What would change my mind
I would reduce the target or flip bias if one or more of the following occurs: missed revenue guidance tied to obvious supply shortfalls; a meaningful, sustained decline in software monetization; or a shift in hyperscaler procurement toward custom ASICs that meaningfully reduces Nvidia's share of datacenter GPU spend. Conversely, a string of multi-quarter beats driven by material software ARR growth or multi-year hyperscaler contracts would strengthen the bull case and justify higher targets.
Conclusion
Nvidia is the prime beneficiary of the AI infrastructure wave. Its financial strength - nearly $97 billion in free cash flow and returns on equity above 75% - gives it the optionality to expand its platform and defend share. That makes a higher market cap more plausible than it was a few years ago. But that upside comes with elevated valuation risk; this trade is about capturing asymmetric gains while locking in protection on the downside.
Recommendation: take a long position at $176.42, use a $150 stop to limit downside, and set a $400 target for the 180-trading-day horizon. Reassess on quarterly results and hyperscaler contract announcements. If the AI spend trajectory remains intact, Nvidia has the balance sheet, product roadmap and customer positioning to materially increase its market cap. If those elements falter, respect the stop and wait for clearer evidence of recovery.

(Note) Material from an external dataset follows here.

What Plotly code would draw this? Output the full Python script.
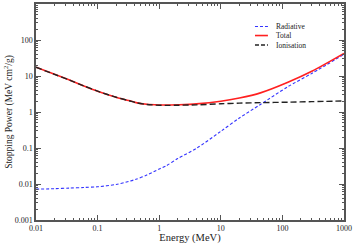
import plotly.graph_objects as go

# Data (energy in MeV, stopping power in MeV cm^2/g)
energy = [0.01, 0.02, 0.035, 0.06, 0.1, 0.2, 0.32, 0.42, 0.63, 1, 1.3, 2, 4,
          10, 20, 44, 123, 300, 1000]
ionisation = [17.5, 11.1, 7.7, 5.3, 3.8, 2.57, 2.07, 1.81, 1.62, 1.54, 1.53, 1.54, 1.58,
              1.69, 1.76, 1.82, 1.87, 1.94, 2.02]
radiative = [0.0072, 0.0074, 0.0077, 0.0080, 0.0084, 0.0097, 0.0118, 0.0135, 0.0178, 0.026,
             0.032, 0.051, 0.097, 0.29, 0.68, 1.62, 5.05, 11.8, 40]
total = [17.5, 11.1, 7.7, 5.3, 3.8, 2.58, 2.08, 1.82, 1.64, 1.57, 1.56, 1.59, 1.68,
         1.98, 2.44, 3.4, 6.7, 13.5, 42.5]

x_tickvals = [0.01, 0.1, 1, 10, 100, 1000]
x_ticktext = ["0.01", "0.1", "1", "10", "100", "1000"]
y_tickvals = [0.001, 0.01, 0.1, 1, 10, 100, 1000]
y_ticktext = ["0.001", "0.01", "0.1", "1", "10", "100", "1000"]

legend_names = ["Radiative", "Total", "Ionisation"]

FONT = "Liberation Serif"
AXC = "#555555"

fig = go.Figure()
fig.add_trace(go.Scatter(x=energy, y=radiative, mode="lines", name=legend_names[0],
                         line=dict(color="#3333ff", width=1.1, dash="3px,2px",
                                   shape="spline", smoothing=0.8),
                         showlegend=False))
fig.add_trace(go.Scatter(x=energy, y=total, mode="lines", name=legend_names[1],
                         line=dict(color="#ff2020", width=1.6, shape="spline", smoothing=0.8),
                         showlegend=False))
fig.add_trace(go.Scatter(x=energy, y=ionisation, mode="lines", name=legend_names[2],
                         line=dict(color="#222222", width=1.4, dash="6px,3px",
                                   shape="spline", smoothing=0.8),
                         showlegend=False))

axis_common = dict(
    type="log", showgrid=False, zeroline=False, automargin=False,
    showline=True, linecolor=AXC, linewidth=1.5, mirror="ticks",
    ticks="inside", ticklen=5, tickwidth=1, tickcolor=AXC,
    tickfont=dict(family=FONT, size=8, color="#222"),
    minor=dict(ticks="inside", ticklen=2.5, tickwidth=1, tickcolor=AXC,
               showgrid=False, dtick="D1"),
)

fig.update_xaxes(**axis_common, range=[-2, 3], tickvals=x_tickvals, ticktext=x_ticktext,
                 title=dict(text="Energy (MeV)", font=dict(family=FONT, size=10.5, color="#222"),
                            standoff=0))
fig.update_yaxes(**axis_common, range=[-3, 3], tickvals=y_tickvals, ticktext=y_ticktext,
                 title=dict(text="Stopping Power (MeV cm<sup>2</sup>/g)",
                            font=dict(family=FONT, size=9.5, color="#222"), standoff=0))

# Manual compact legend (paper coordinates)
leg_rows = [0.896, 0.854, 0.81]
leg_styles = [dict(color="#3333ff", width=1.1, dash="3px,2px"),
              dict(color="#ff2020", width=1.6),
              dict(color="#222222", width=1.4, dash="4px,2px")]
for name, yy, st in zip(legend_names, leg_rows, leg_styles):
    fig.add_shape(type="line", xref="paper", yref="paper", x0=0.711, x1=0.753, y0=yy, y1=yy,
                  line=st)
    fig.add_annotation(xref="paper", yref="paper", x=0.773, y=yy, text=name, showarrow=False,
                       xanchor="left", yanchor="middle",
                       font=dict(family=FONT, size=7.5, color="#222"))

fig.update_layout(
    width=354, height=244,
    margin=dict(l=36, r=10, t=4, b=24),
    paper_bgcolor="white", plot_bgcolor="white",
    font=dict(family=FONT),
)

fig.write_html("out.html", config={"displayModeBar": False},
               post_script="document.body.style.margin='0';document.body.style.overflow='hidden';")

Key near-dated items to watch: hyperscaler procurement headlines, supply/ramp commentary in quarterly earnings, and software monetization metrics in the next two to three quarters (watch for DGX Cloud and Omniverse progress). News items on 04/01/2026 highlighting AI infrastructure spending projections and strategic partnerships reinforce the bullish backdrop but do not remove execution or valuation risk.